L’impératif de l’épargne longue

Les embarras du moment ont éclipsé les préoccupations de long terme, qui n’ont pourtant pas disparu. Dans la campagne électorale en cours, par exemple, la question des retraites n’est abordée que de manière allusive, comme une figure imposée. Mais personne ne croit plus vraiment que les systèmes institutionnels tiendront la rampe en l’état. Même après les dernières réformes. Ce qui a temporairement anesthésié le vieux débat entre les tenants de la capitalisation et ceux de la répartition. Un débat qui ne sera probablement jamais clos, car il n’offre pas de réponse indiscutable. Les revenus servis à ceux qui ne sont plus en activité sont, dans les deux cas, prélevés sur l’économie productive ; seules changent les modalités de versement. Si bien que les disputes à venir porteront davantage sur la proportion entre les cotisations obligatoires de la répartition et les contributions volontaires de la capitalisation.

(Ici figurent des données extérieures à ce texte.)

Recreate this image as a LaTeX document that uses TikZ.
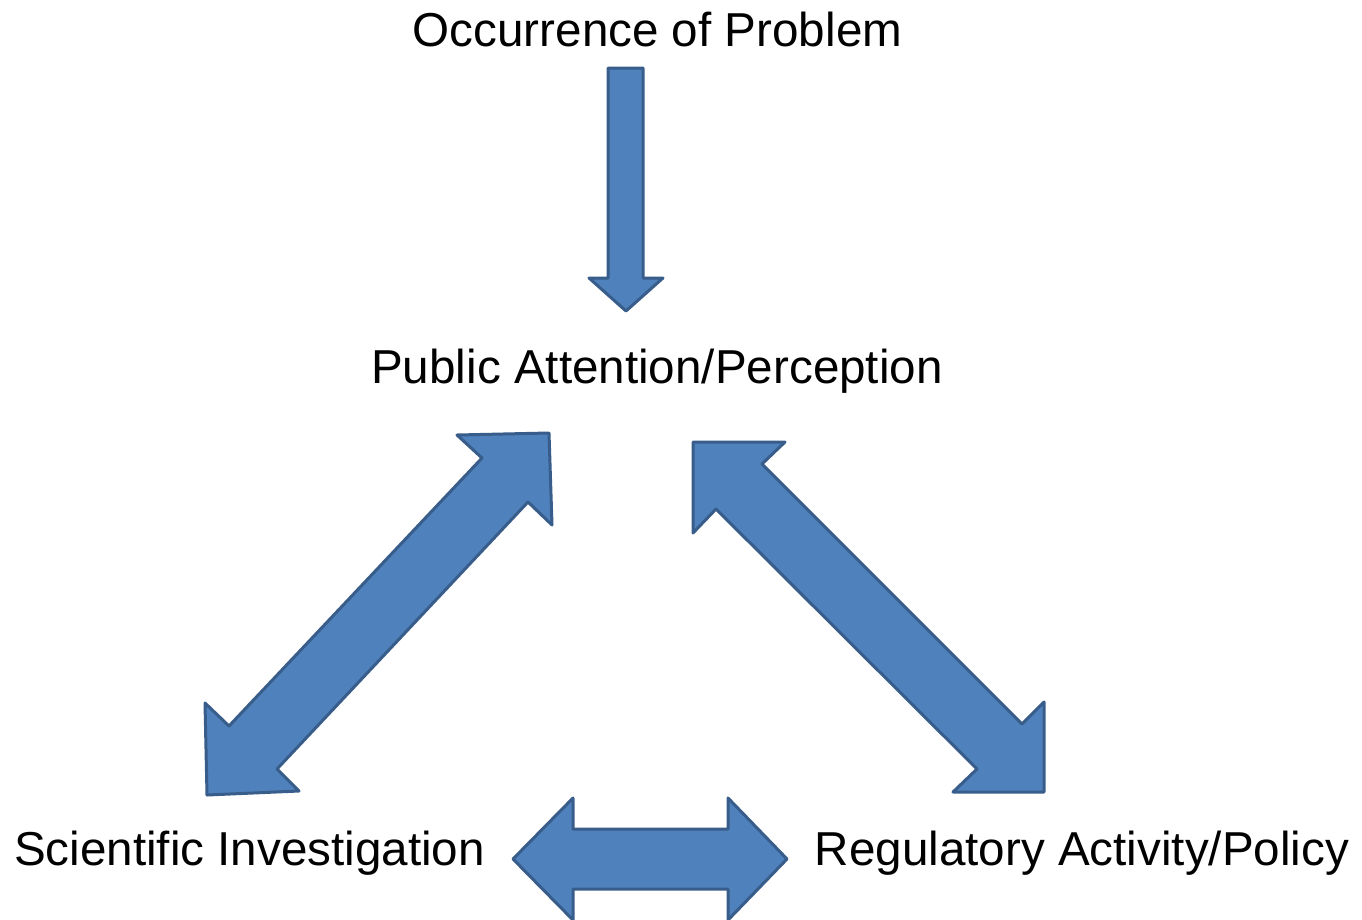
\documentclass[tikz,border=0pt]{standalone}
\usepackage{fontspec}
\setmainfont{Liberation Sans}
\definecolor{arrowfill}{HTML}{4F81BD}
\definecolor{arrowline}{HTML}{385D8A}
\begin{document}
\begin{tikzpicture}[x=1pt,y=-1pt,
  blockarrow/.style={fill=arrowfill,draw=arrowline,line width=3pt,line join=round},
  label/.style={anchor=base,inner sep=0pt,font=\fontsize{47.6}{57}\selectfont}]
\useasboundingbox (0,0) rectangle (1362,919);
\clip (0,0) rectangle (1362,919);
\node[label] (occ) at (657.5,46) {Occurrence of Problem};
\node[label] (pub) at (657,383) {Public Attention/Perception};
\node[label] (sci) at (249.5,865) {Scientific Investigation};
\node[label] (reg) at (1082,865) {Regulatory Activity/Policy};
% vertical arrow
\draw[blockarrow] (608,68) -- (643,68) -- (643,278) -- (663,278) -- (626,311) -- (589,278) -- (608,278) -- cycle;
% left diagonal double arrow
\draw[blockarrow] (549,433) -- (457,435) -- (482,458) -- (229,726) -- (205,703) -- (207,795) -- (299,791) -- (277,769) -- (528,502) -- (552,525) -- cycle;
% right diagonal double arrow
\draw[blockarrow] (693,442) -- (785,442) -- (762,464) -- (1022,724) -- (1044,702) -- (1044,792) -- (953,792) -- (977,769) -- (716,509) -- (693,533) -- cycle;
% horizontal double arrow
\draw[blockarrow] (513,859) -- (573,798) -- (573,829) -- (728,829) -- (728,798) -- (787,859) -- (728,920) -- (728,889) -- (573,889) -- (573,920) -- cycle;
\end{tikzpicture}
\end{document}
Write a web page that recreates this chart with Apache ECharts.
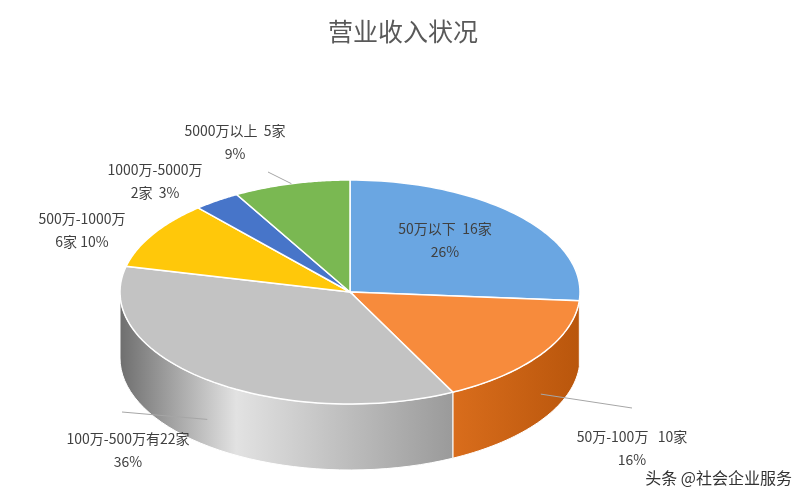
<!DOCTYPE html>
<html>
<head>
<meta charset="UTF-8">
<title>营业收入状况</title>
<script src="https://cdn.jsdelivr.net/npm/echarts@6/dist/echarts.min.js"></script>
<style>html,body{margin:0;padding:0;background:#fff}#main{width:806px;height:500px}</style>
</head>
<body>
<div id="main"></div>
<script>
// 数据
var names = ['50万以下', '50万-100万', '100万-500万', '500万-1000万', '1000万-5000万', '5000万以上'];
var counts = [16, 10, 22, 6, 2, 5];
var percents = [26, 16, 36, 10, 3, 9];
var labelTexts = ['50万以下  16家\n26%', '50万-100万   10家\n16%', '100万-500万有22家\n36%',
                  '500万-1000万\n6家 10%', '1000万-5000万\n2家  3%', '5000万以上  5家\n9%'];

// 样式
var topColors = ['#6aa6e2', '#f78b3c', '#c3c3c3', '#ffc80a', '#4775c9', '#7ab852'];
var sideColors = [['#4f86bd', '#3a6a9c'], ['#d96d1c', '#b9560c'], ['#d6d6d6', '#6e6e6e'],
                  ['#d9a400', '#b68800'], ['#2f57a0', '#23437e'], ['#5d9a3a', '#497d2b']];
var cx = 350, cy = 292, rx = 230, ry = 112, depth = 66;
// 标签位置 [x, y, align]，引导线终点
var labelPos = [[445, 240, 'center'], [632, 448, 'center'], [128, 450, 'center'],
                [82, 230, 'center'], [155, 181, 'center'], [235, 142, 'center']];
var leaderEnd = [null, [632, 408], [122, 412], null, null, [268, 172]];

var total = counts.reduce(function (a, b) { return a + b; }, 0);
var seriesData = [], acc = 0;
counts.forEach(function (v, i) { seriesData.push([acc, acc + v, i]); acc += v; });

function pt(t, dy) { return [cx + rx * Math.cos(t), cy + ry * Math.sin(t) + (dy || 0)]; }

function renderItem(params, api) {
    var i = api.value(2);
    var a0 = api.value(0) / total * Math.PI * 2 - Math.PI / 2;
    var a1 = api.value(1) / total * Math.PI * 2 - Math.PI / 2;
    var children = [];
    // 侧面（只画前半部分 0..π）
    var s0 = Math.max(a0, 0), s1 = Math.min(a1, Math.PI);
    if (s1 > s0) {
        var side = [], n = 40, k;
        for (k = 0; k <= n; k++) side.push(pt(s0 + (s1 - s0) * k / n));
        for (k = n; k >= 0; k--) side.push(pt(s0 + (s1 - s0) * k / n, depth));
        var grad = i === 2
            ? new echarts.graphic.LinearGradient(0, 0, 1, 0, [{offset: 0, color: '#6e6e6e'}, {offset: 0.35, color: '#e2e2e2'}, {offset: 1, color: '#9a9a9a'}])
            : new echarts.graphic.LinearGradient(0, 0, 1, 0, [{offset: 0, color: sideColors[i][0]}, {offset: 1, color: sideColors[i][1]}]);
        children.push({type: 'polygon', z2: 1, shape: {points: side}, style: {fill: grad, stroke: '#fff', lineWidth: 1}});
    }
    // 顶面
    var top = [[cx, cy]], m = 60;
    for (var j = 0; j <= m; j++) top.push(pt(a0 + (a1 - a0) * j / m));
    children.push({type: 'polygon', z2: 10, shape: {points: top}, style: {fill: topColors[i], stroke: '#fff', lineWidth: 1.5}});
    // 引导线
    var mid = (a0 + a1) / 2;
    if (leaderEnd[i]) {
        var p = pt(mid, mid > 0 && mid < Math.PI ? depth * 0.6 : 0);
        children.push({type: 'line', z2: 20, shape: {x1: p[0], y1: p[1], x2: leaderEnd[i][0], y2: leaderEnd[i][1]}, style: {stroke: '#a6a6a6', lineWidth: 1}});
    }
    // 标签
    children.push({type: 'text', z2: 30, x: labelPos[i][0], y: labelPos[i][1],
        style: {text: labelTexts[i], align: labelPos[i][2], verticalAlign: 'middle', fill: '#404040',
                font: '14px "Noto Sans CJK SC", sans-serif', lineHeight: 23}});
    return {type: 'group', children: children};
}

var myChart = echarts.init(document.getElementById('main'));
var option = {
    animation: false,
    title: {
        text: '营业收入状况', left: 'center', top: 14,
        textStyle: {fontSize: 25, fontWeight: 'normal', color: '#595959', fontFamily: '"Noto Sans CJK SC", serif'}
    },
    graphic: [{type: 'text', right: 14, bottom: 14, style: {text: '头条 @社会企业服务', fill: '#333', font: '16px "Noto Sans CJK SC", sans-serif'}}],
    series: [{
        type: 'custom',
        coordinateSystem: 'none',
        renderItem: renderItem,
        data: seriesData
    }]
};
myChart.setOption(option);
</script>
</body>
</html>
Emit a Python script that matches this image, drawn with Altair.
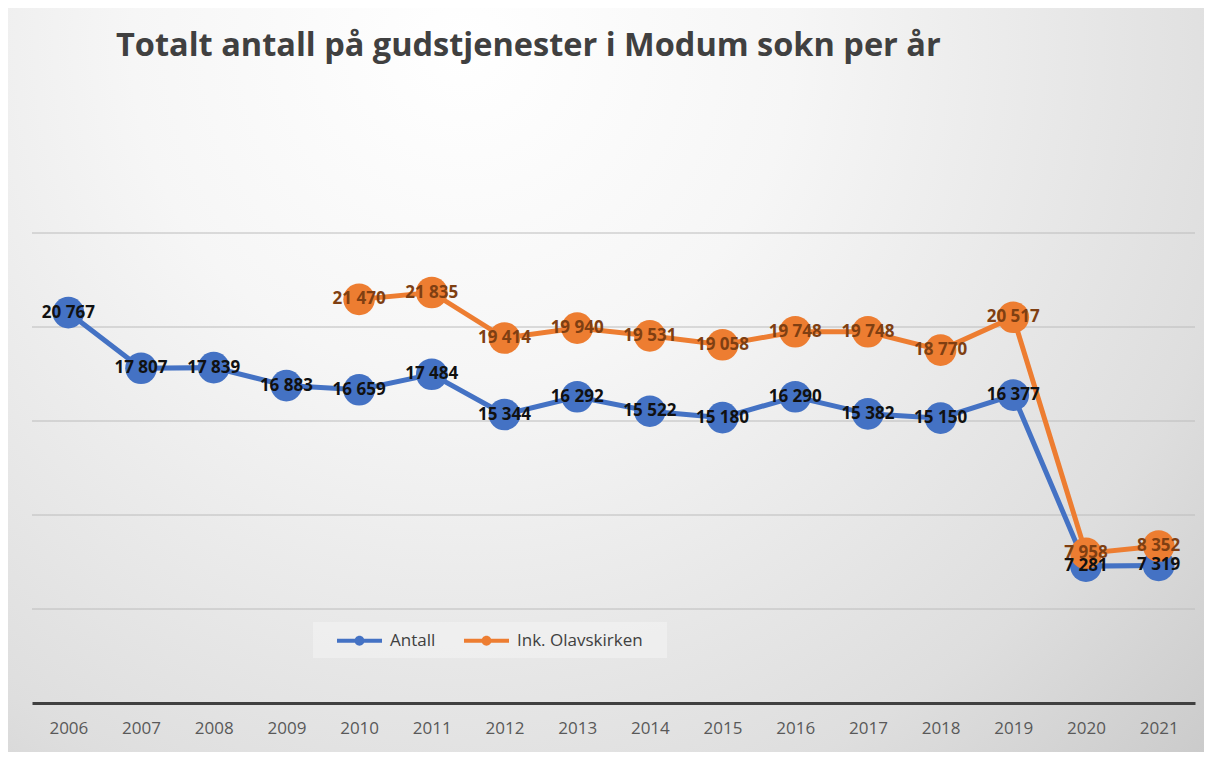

C’est dans ce contexte que s’inscrit le « Manifeste pour l’épargne longue » défendu conjointement par les assureurs français et leurs homologues italiens. Les arguments développés par ces institutionnels ne sont pas nouveaux : ce sont ceux qu’ils défendent depuis toujours. Un plaidoyer pro domo, certes, mais dont il faut reconnaître la pertinence : 1. Le taux de remplacement (pourcentage du revenu d’activité à attendre des régimes obligatoires) ne cesse de s’éroder. Le retraité devra donc disposer d’autres ressources pour protéger son train de vie. 2. La prospérité future passe par un niveau élevé d’investissements. Lesquels réclament la mobilisation de financements à long terme, dont les assureurs se sont fait une spécialité. 3. Pour l’équilibre actif/passif, clef de voûte de l’industrie de l’assurance, il faut pouvoir capter une épargne à long terme. Il est donc important de protéger, voire de renforcer, les incitations fiscales qui sont un catalyseur efficace au réflexe d’épargne. Pour les rédacteurs du manifeste, il s’agit, on l’a compris, de sensibiliser les compétiteurs politiques aux intérêts de leur propre secteur, intimement liés à ceux de la collectivité – ce qui n’est pas douteux. L’alerte n’est pas anecdotique car eux non plus n’échappent pas au schéma de Ponzi, sur lequel fonctionne la société tout entière, sans que l’on veuille toujours l’admettre. Il faut prendre en compte ce paradoxe : une compagnie d’assurances bien installée ferait de substantiels bénéfices si elle interrompait toute activité de commercialisation, laquelle consomme beaucoup d’argent. Mais une telle décision reviendrait pour elle à manger son pain blanc. Et celui de ses assurés, par la même occasion. Sans un flux ininterrompu d’épargne longue, ces derniers se retrouveraient légalement madoffisés. Le répit n’est pas permis.